### 04 - Python Data Science Toolbox II
* **Iterators**
    * Intro to iterators *(iter(), next())*
    * Playing with iterators *(enumerate(), zip())*
    * Using iterators to load large files into memory *(for chunk in pd.read_csv(), count_entries())*
* **List comprehensions & generators**
    * List comprehensions *(creating codes, cubes, matrix)*
    * List comprehensions with conditions
    * Dictionary comprehensions
    * Intro to generator expressions
    * List comprehesions for time-stamped data

## Iterators

### Intro to iterators

In [1]:
# Iterating over dog_breeds

dog_breeds = ['beagle', 'fox terrier', 'pug', 'basenji', 'whippet']

for item in dog_breeds:
    print(item)  
print()

dogs = iter(dog_breeds)
print(next(dogs))
print(next(dogs))
print(next(dogs))
print(next(dogs))

beagle
fox terrier
pug
basenji
whippet

beagle
fox terrier
pug
basenji


In [2]:
# Iterating over numbers

years = iter(range(2010, 2018, 2))
print(next(years))
print(next(years))
print(next(years))
print()

for num in range(2010, 2019, 2):
    print(num)
print()

even = iter(range(2, 2 ** 100, 2))
print(next(even))
print(next(even))
print(next(even))
print(next(even))

2010
2012
2014

2010
2012
2014
2016
2018

2
4
6
8


In [3]:
# Iterators as function arguments

range_of_years = range(2010, 2018)
print(range_of_years)

list_of_years = list(range_of_years)
print(list_of_years)

sum_of_years = sum(range_of_years)
print(sum_of_years)

range(2010, 2018)
[2010, 2011, 2012, 2013, 2014, 2015, 2016, 2017]
16108


### Playing with iterators

In [4]:
# Using enumerate

dog_breeds = ['beagle', 'fox terrier', 'pug', 'basenji', 'whippet']

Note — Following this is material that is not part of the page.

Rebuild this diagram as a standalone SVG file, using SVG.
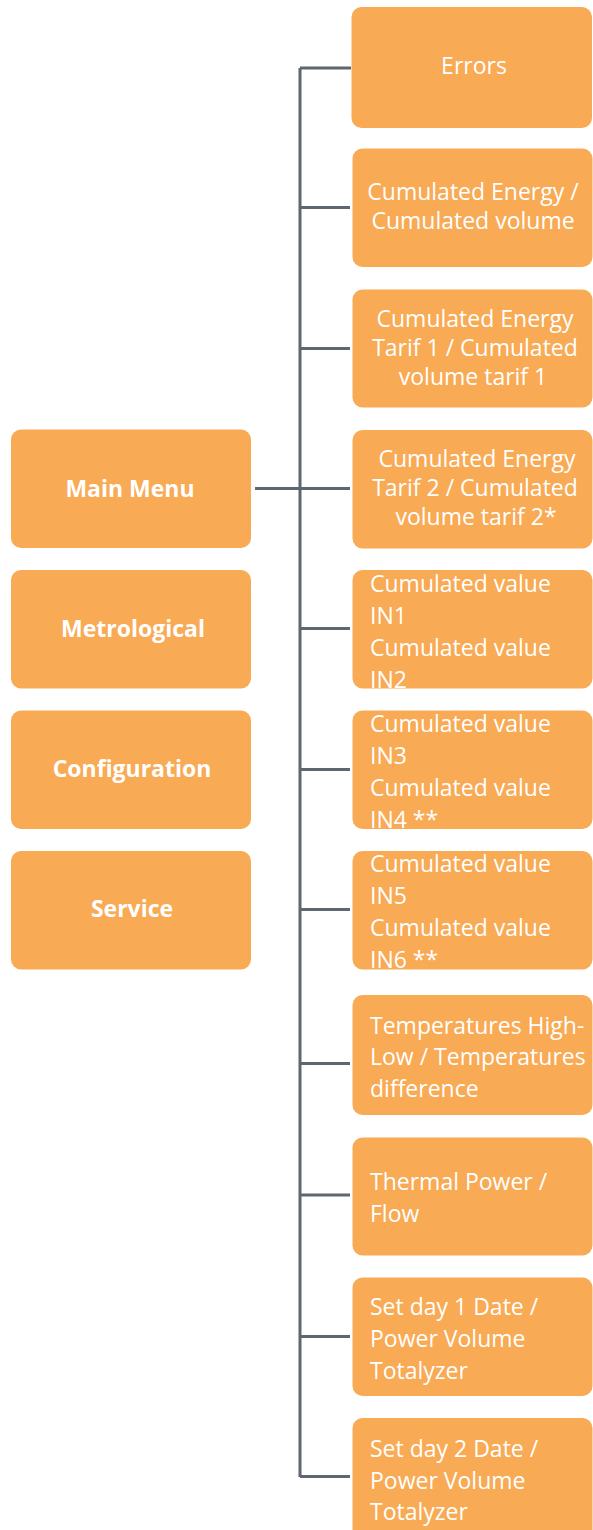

breed_list = list(enumerate(dog_breeds)) # List of tuples
print(breed_list)
print()

for ind, val in enumerate(dog_breeds):
    print(ind, val)
print()

for ind, val in enumerate(dog_breeds, start = 1) :
    print(ind, val)

[(0, 'beagle'), (1, 'fox terrier'), (2, 'pug'), (3, 'basenji'), (4, 'whippet')]

0 beagle
1 fox terrier
2 pug
3 basenji
4 whippet

1 beagle
2 fox terrier
3 pug
4 basenji
5 whippet


In [5]:
# Using zip

dog_breeds = ['beagle', 'fox terrier', 'pug', 'basenji', 'whippet']
dog_names = ['Bella', 'Max', 'Rocky', 'Daisy', 'Maggie']
dog_ages = [4, 8, 1, 2, 5]

dog_zip = zip(dog_breeds, dog_names, dog_ages)
print(dog_zip)
print()

for val1, val2, val3 in dog_zip:
    print(val1 + ': '+  val2 + ', ' + str(val3) + 'yo')
print()

dog_data = list(zip(dog_breeds, dog_names, dog_ages))
print(dog_data)

<zip object at 0x10ef85ec8>

beagle: Bella, 4yo
fox terrier: Max, 8yo
pug: Rocky, 1yo
basenji: Daisy, 2yo
whippet: Maggie, 5yo

[('beagle', 'Bella', 4), ('fox terrier', 'Max', 8), ('pug', 'Rocky', 1), ('basenji', 'Daisy', 2), ('whippet', 'Maggie', 5)]


In [6]:
# Using * and zip to 'unzip'

z1 = zip(dog_breeds, dog_names)
print(*z1)
print()

z1 = zip(dog_breeds, dog_names)
breeds, names = zip(*z1)
print(breeds)
print(names)

('beagle', 'Bella') ('fox terrier', 'Max') ('pug', 'Rocky') ('basenji', 'Daisy') ('whippet', 'Maggie')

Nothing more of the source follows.